Now, let me just get rid of this Fibonacci tool, and of course, let me just arrange these squares on the chart. This is the end of wave 4. When price hits our Fibonacci levels and then retraces, we already know that we are in a 5-wave basic pattern. This is wave 4, and we are going to look for the end of wave 5, to start our short position. Where are we going to find the end of wave 5? That’s easy. Again, we are going to grab our Fibonacci tool, and we are going to put on a retracement from the high of wave 4 to the low of wave 4. This means that we are looking again at around a 161.8 retracement of wave 5.

I know that this sounds a little complicated, but it’s not. We are always going to be looking for a 161 as our entry point. We are going to help ourselves with previous levels. Right here we have a very strong level of support. Let me just put on a diagonal line right here on the charts, and let me change it to another color right here, we have red, which is nice. We have this level, and of course we have the high of the level.
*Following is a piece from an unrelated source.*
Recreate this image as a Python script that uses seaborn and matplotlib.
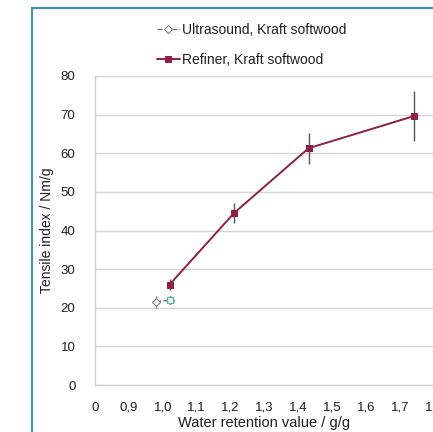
import matplotlib
matplotlib.use("Agg")
import matplotlib.pyplot as plt
import seaborn as sns
import pandas as pd
from matplotlib.patches import Rectangle

# Refiner, Kraft softwood
refiner_wrv = [1.02, 1.21, 1.43, 1.74]
refiner_ti = [26.0, 44.5, 61.3, 69.6]
refiner_err = [1.5, 2.6, 4.0, 6.5]

# Ultrasound, Kraft softwood
ultra_wrv = [0.98, 1.02]
ultra_ti = [21.5, 22.0]
ultra_err = [1.5, 1.0]

x_ticks = [0.8, 0.9, 1.0, 1.1, 1.2, 1.3, 1.4, 1.5, 1.6, 1.7, 1.8]
x_labels = ["0", "0,9", "1,0", "1,1", "1,2", "1,3", "1,4", "1,5", "1,6", "1,7", "1,8"]
y_ticks = [0, 10, 20, 30, 40, 50, 60, 70, 80]

sns.set_style("white")
plt.rcParams['font.family'] = ['Liberation Sans', 'DejaVu Sans']

df_ref = pd.DataFrame({"wrv": refiner_wrv, "ti": refiner_ti})
df_us = pd.DataFrame({"wrv": ultra_wrv, "ti": ultra_ti})

fig = plt.figure(figsize=(4.33, 4.32), dpi=100)
ax = fig.add_axes([95 / 433, 47 / 432, 339 / 433, 309 / 432])

red = "#8e1f45"
grey = "#777777"
teal = "#5fb7a3"
txt = "#1e1e1e"

# error bars
ax.errorbar(refiner_wrv, refiner_ti, yerr=refiner_err, fmt="none",
            ecolor="#555555", elinewidth=1.0, zorder=2)
ax.errorbar(ultra_wrv, ultra_ti, yerr=ultra_err, fmt="none",
            ecolor=grey, elinewidth=0.8, zorder=2)

sns.lineplot(data=df_us, x="wrv", y="ti", ax=ax, color=grey, linestyle="--",
             marker="D", markersize=4.5, markerfacecolor="white",
             markeredgecolor=grey, linewidth=1.0, label="Ultrasound, Kraft softwood",
             zorder=3)
ax.plot(ultra_wrv[-1:], ultra_ti[-1:], marker="s", markersize=5,
        markerfacecolor="white", markeredgecolor=teal, linestyle="none", zorder=4)
sns.lineplot(data=df_ref, x="wrv", y="ti", ax=ax, color=red, marker="s",
             markersize=4.5, markeredgecolor=red, linewidth=1.4,
             label="Refiner, Kraft softwood", zorder=5)

ax.set_xlim(0.8, 1.8)
ax.set_ylim(0, 80)
ax.set_xticks(x_ticks)
ax.set_xticklabels(x_labels)
ax.set_yticks(y_ticks)
ax.tick_params(axis="y", labelsize=9.5, colors=txt, length=0, pad=14)
ax.tick_params(axis="x", labelsize=9.5, colors=txt, length=0, pad=12)
ax.grid(axis="y", color="#d5d5d5", linewidth=1.0)
for s in ["top", "right"]:
    ax.spines[s].set_visible(False)
for s in ["left", "bottom"]:
    ax.spines[s].set_color("#d0d0d0")
    ax.spines[s].set_linewidth(1.0)

ax.set_xlabel("Water retention value / g/g", fontsize=10.5, color=txt, labelpad=2)
ax.set_ylabel("Tensile index / Nm/g", fontsize=10, color=txt, labelpad=5)

leg = ax.legend(loc="center", bbox_to_anchor=(252 / 433, 1 - 45 / 432),
                bbox_transform=fig.transFigure, frameon=False,
                prop={"size": 10},
                handlelength=1.6, handletextpad=0.2, labelspacing=1.2)
for t in leg.get_texts():
    t.set_color(txt)

# blue frame of the original figure
fig.add_artist(Rectangle((32 / 433, -0.1), 1.2, 1.1 - 8 / 432,
                         transform=fig.transFigure, fill=False,
                         edgecolor="#3d8fc4", linewidth=1.5))

fig.savefig("out.png", dpi=100)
This is going to be the area where we are going to look for short opportunities. Why? Because we are going to look for wave 5 to be a 161 retracement of wave 4.

As you can see, we pinpoint the entry by putting our entry or our pending orders right here, right around this area, and we are going to put our stop-losses, let me just grab another tool, right here, above these highs. Why? Because not only we need the price to hit the 161.8 and hold, but we don’t need it to break the previous highs. If we break the previous highs, it would mean that this count is no longer, well, this is not an exact 5-wave pattern, and we must not trade it short. Basically, we are going to be risking around 140 pips to make around 780 pips. Why we are going to make 780 pips because, we know this 1, 2, 3, 4, 5 wave count is only a corrective move to the upside for a continuation of the move to the downside. This is what happens. This is how you’re going to pinpoint and perfectly time, and perfectly understand the wave formations inside of a pattern.